Tuesday, 23 January 2007

God's ferret

Cardinal Ruini was on the news last night. If Ratzinger is God's Rotweiller, he must be God's ferret, skinny and fast enough to get into the tightest of holes and root out heretics. It's an ever-growing category, always one step behind the awful possibilities offered by science, aided by 'bioethics', but the old favourites remain. Yesterday His Eminence was moaning about euthanasia and, you guessed it, PACS.

I wonder why Italian never comes up with its own words these days, just filches them from somewhere else: authority, PACS, welfare, privacy. It might be because what's being described is so incommensurately foreign that a brand new word (new brand word?) would be wasted. Authority: a government body that doesn't have any. Welfare: the name of a ministry in a country without a social security net outside the family. Privacy: a travesty when Italy has the highest number of intercepted mobile calls in Europe and beyond.

But it's that naughty French acronym PACS, or what the papers insist on calling 'gay marriage', that really gets the old goat's goat. On a personal level (mine), his ranting is particularly inappropriate at the moment. I heard a few days ago that the partner of a friend and colleague of mine (let's call him Dan) had died of cancer just before Christmas. Dan had been with his partner for 36 years. They'd shared a house, their lives, their incomes for more than half their existence and now they've shared a death, each in his own way. Dan's partner had a pension and if Dan and his partner had been able to define their relationship legally (no tulle, no confetti, a simple contract would have done, what even Blair has had the sense to define as a 'civil' partnership) that pension would now be his. If Dan had been a wife, this would have been automatic. As it is, Dan may stand to lose his house, because he can't afford the mortgage.

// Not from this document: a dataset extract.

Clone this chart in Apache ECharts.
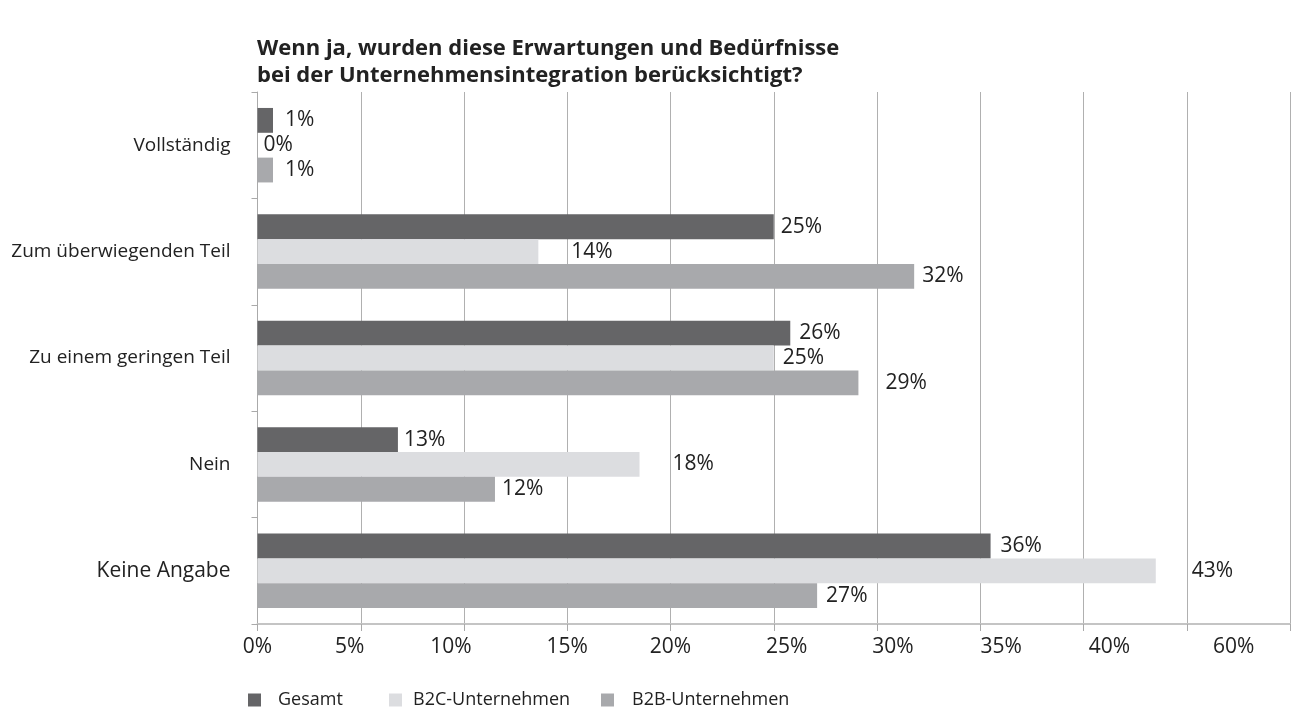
<!DOCTYPE html>
<html>
<head>
<meta charset="utf-8">
<script src="https://cdn.jsdelivr.net/npm/echarts@6/dist/echarts.min.js"></script>
<style>
html,body{margin:0;padding:0;background:#fff;}
#chart{width:1298px;height:708px;}
</style>
</head>
<body>
<div id="chart"></div>
<script>
// ---------- DATA ----------
const titleText = 'Wenn ja, wurden diese Erwartungen und Bedürfnisse\nbei der Unternehmensintegration berücksichtigt?';
const categories = ['Vollständig', 'Zum überwiegenden Teil', 'Zu einem geringen Teil', 'Nein', 'Keine Angabe'];
const seriesNames = ['Gesamt', 'B2C-Unternehmen', 'B2B-Unternehmen'];
const gesamt = [0.75, 25.0, 25.8, 6.8, 35.5];
const b2c = [0, 13.6, 25.0, 18.5, 43.5];
const b2b = [0.75, 31.8, 29.1, 11.5, 27.1];
const gesamtLabels = ['1%', '25%', '26%', '13%', '36%'];
const b2cLabels = ['0%', '14%', '25%', '18%', '43%'];
const b2bLabels = ['1%', '32%', '29%', '12%', '27%'];
const tickLabels = ['0%', '5%', '10%', '15%', '20%', '25%', '30%', '35%', '40%', '60%', ''];

// ---------- LAYOUT / STYLE ----------
const FONT = 'Open Sans';
const colors = ['#656567', '#dcdde0', '#a8a9ac'];
const labelGaps = [
  [12, 7, 9, 6, 10],
  [6, 33, 9, 33, 36],
  [12, 8, 27, 7, 9]
];
const tickShift = [0, -11, -13, 0, 0, 13, 16, 21, 26, 47, 0];
const catFont = [19, 19, 19, 19, 21];
const legendLeft = [248, 389, 601];
const legendTextPad = [12, 6, 13];

const xRich = {};
tickShift.forEach(function (d, i) {
  xRich['s' + i] = {
    fontFamily: FONT, fontSize: 21, color: '#222',
    padding: d >= 0 ? [0, 0, 0, 2 * d] : [0, -2 * d, 0, 0]
  };
});
const yRich = {};
catFont.forEach(function (f, i) {
  yRich['c' + i] = { fontFamily: FONT, fontSize: f, color: '#222' };
});

function buildData(values, labels, gaps) {
  return values.map(function (v, i) {
    return {
      value: v,
      label: { show: true, position: 'right', distance: gaps[i], formatter: labels[i] }
    };
  });
}

const valueSets = [gesamt, b2c, b2b];
const labelSets = [gesamtLabels, b2cLabels, b2bLabels];

const series = seriesNames.map(function (name, s) {
  return {
    name: name,
    type: 'bar',
    barGap: '0%',
    barCategoryGap: '30%',
    itemStyle: { color: colors[s] },
    label: { fontFamily: FONT, fontSize: 21, color: '#222' },
    data: buildData(valueSets[s], labelSets[s], labelGaps[s]),
    animation: false
  };
});

const legends = seriesNames.map(function (name, i) {
  return {
    data: [name],
    left: legendLeft[i],
    top: 691,
    padding: 0,
    itemWidth: 13,
    itemHeight: 13,
    icon: 'rect',
    textStyle: { fontFamily: FONT, fontSize: 18, color: '#222', padding: [0, 0, 0, legendTextPad[i]] },
    selectedMode: false
  };
});

const option = {
  backgroundColor: '#fff',
  animation: false,
  title: {
    text: titleText,
    left: 257,
    top: 35,
    padding: 0,
    textStyle: { fontFamily: FONT, fontSize: 22, fontWeight: 'bold', color: '#222', lineHeight: 27 }
  },
  legend: legends,
  grid: { left: 257.5, right: 8, top: 92, bottom: 84, containLabel: false },
  xAxis: {
    type: 'value',
    min: 0,
    max: 50,
    interval: 5,
    axisLine: { show: true, lineStyle: { color: '#c4c4c4', width: 2 } },
    axisTick: { show: true, length: 7, lineStyle: { color: '#aaaaaa' } },
    splitLine: { show: true, lineStyle: { color: '#b0b0b0', width: 1 } },
    axisLabel: {
      margin: 13,
      formatter: function (v) {
        const i = Math.round(v / 5);
        return '{s' + i + '|' + (tickLabels[i] || '') + '}';
      },
      rich: xRich
    }
  },
  yAxis: {
    type: 'category',
    inverse: true,
    data: categories,
    axisLine: { show: true, lineStyle: { color: '#aaaaaa' } },
    axisTick: { show: true, length: 6, lineStyle: { color: '#aaaaaa' } },
    axisLabel: {
      margin: 27,
      formatter: function (v, i) { return '{c' + i + '|' + v + '}'; },
      rich: yRich
    }
  },
  series: series
};

const chart = echarts.init(document.getElementById('chart'), null, { renderer: 'canvas' });
chart.setOption(option);
</script>
</body>
</html>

We're not discussing sacred bonds here. If there's anything sacred in love, the 36 years they spent together are all the proof that's needed. We're talking banal things, like security, money, the space to grieve without thinking about how to pay the bills. Oh yes, if his partner's parents had still been alive, Dan would have to deal with that as well, because half their house would automatically be theirs, whatever his partner might have wanted. That's Roman law.

I don't know what His Ferret would say if I told him about Dan. I don't suppose he'd care. He has bigger fish to defend than a 'gay widower'.